In practical applications, Ohm's Law governs resistive elements such as resistors, heating elements, incandescent lamps, and wire conductors. However, it does not apply directly to nonlinear components like diodes, transistors, or arc lamps, where the V-I relationship varies with operating point. For AC circuits, the concept extends to impedance (Z), which accounts for the additional effects of capacitance and inductance.

The four Ohm's Law formulas form a wheel of relationships: V = IR, I = V/R, R = V/I, and P = VI. Engineers often visualize this as the 'Ohm's Law triangle' or 'power wheel,' where covering any one quantity reveals the formula for calculating it from the remaining two. This calculator simultaneously computes all four derived values, giving you instant insight into every aspect of your circuit's electrical behavior.

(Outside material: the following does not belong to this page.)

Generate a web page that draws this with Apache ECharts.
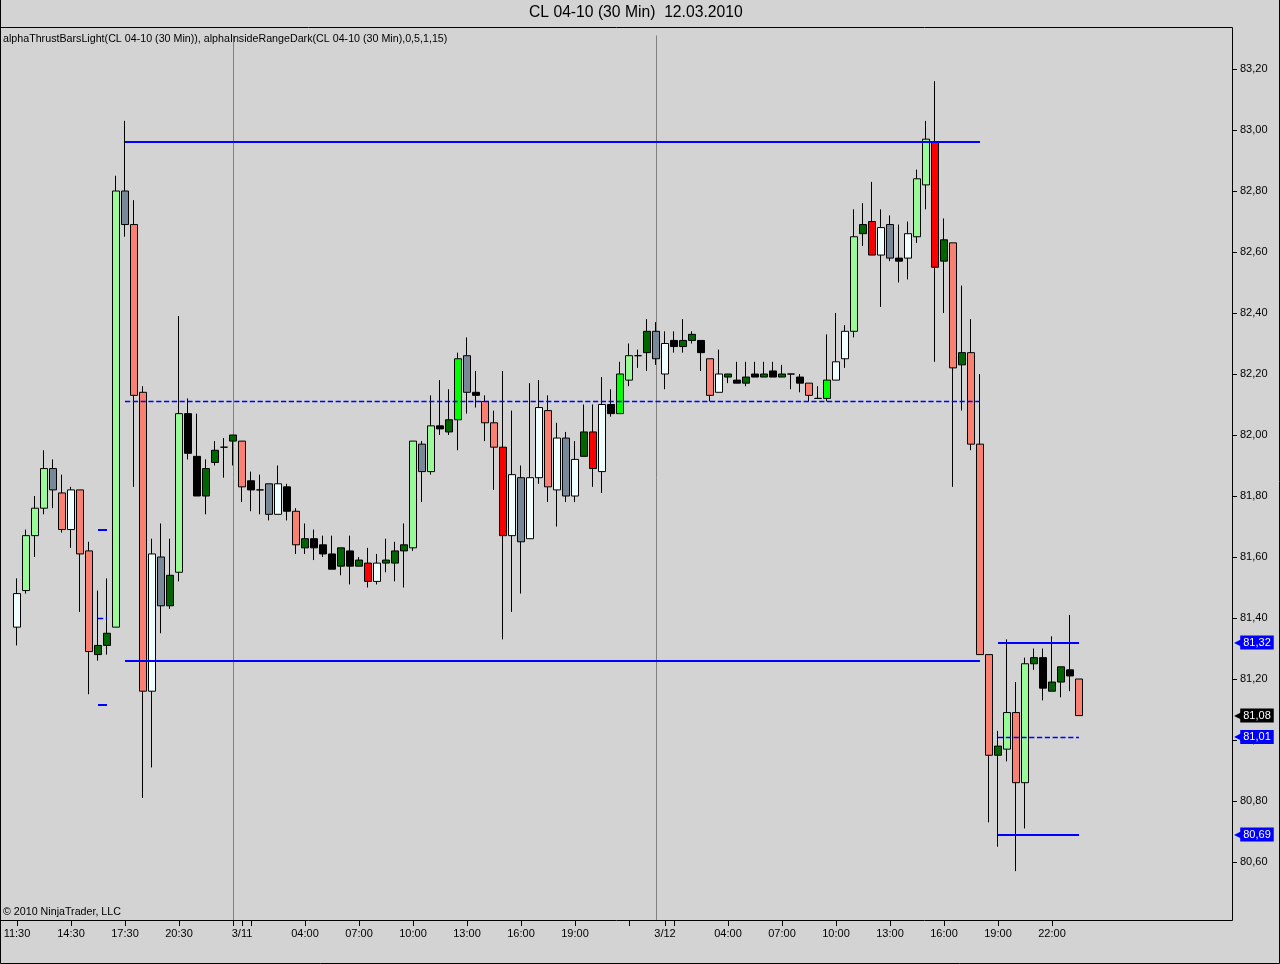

From a safety perspective, understanding Ohm's Law helps prevent overcurrent conditions that can damage components or cause fires. For example, a 12 V battery connected to a 6 Ω load will drive 2 A of current and dissipate 24 W of power — knowing this allows you to select a fuse, wire gauge, and resistor with appropriate ratings. The National Electrical Code (NEC) and IEC standards rely on these calculations to establish wiring and protection requirements.

This calculator is designed for DC resistive circuits and single-frequency AC resistive loads. For reactive AC circuits involving capacitors and inductors, use an impedance calculator that incorporates phase angle and complex numbers. For all resistive applications, enter any two known values and read off the complete electrical picture instantly.